“China HSR with a maximum speed of 350 km/h has a typical infrastructure unit cost of about US$ 17-21m, (RMB 100-125m) per km, with a high ratio of viaducts and tunnels. The cost of HSR construction in Europe, having design speed of 300 km/h or above is estimated to be of the order of US$25-39 m per km (see table 4 & 5). HSR construction cost (excluding land, rolling stock and interest during construction) is estimated to be as high as US$ 52m per km in California.”
I think the biggest problem of HSR in CA is not necessarily cost, distance, or speed. The biggest blocker to sustainable rail is the low population density and limited regional mass transit.
If you look at the Chinese cities connected in the article, those inland secondary cities are as big as SF or LA and probably have higher population density.

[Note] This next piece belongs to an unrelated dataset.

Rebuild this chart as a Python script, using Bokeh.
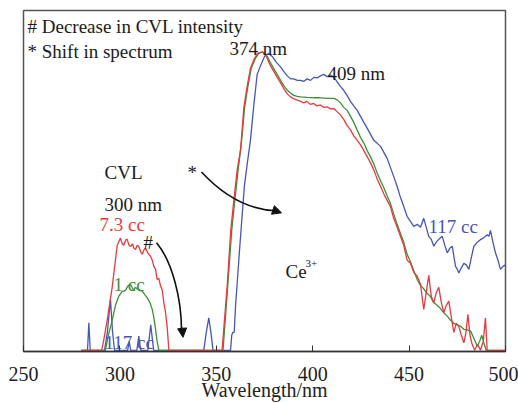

Take Nanjing (11.7M) , just NW of Shanghai (34M)
2600 people/mi2 and 9900-20k/mi2, respectively
Let’s look at SF and LA
SF 4.7M – 1341 people/mi2
LA 18.7M – 550 people/mi2 (https://en.wikipedia.org/wiki/Greater_Los_Angeles)
So basically you have higher cost/mi of rail, with higher operating cost, over longer distances to service fewer people (total and by population density). It just doesn’t make sense. it’s only really useful to go from downtown to downtown – Anyone that’s been to LA know’s that it only services a tiny fractional of the metro area since there’s limited mass transit once you get there.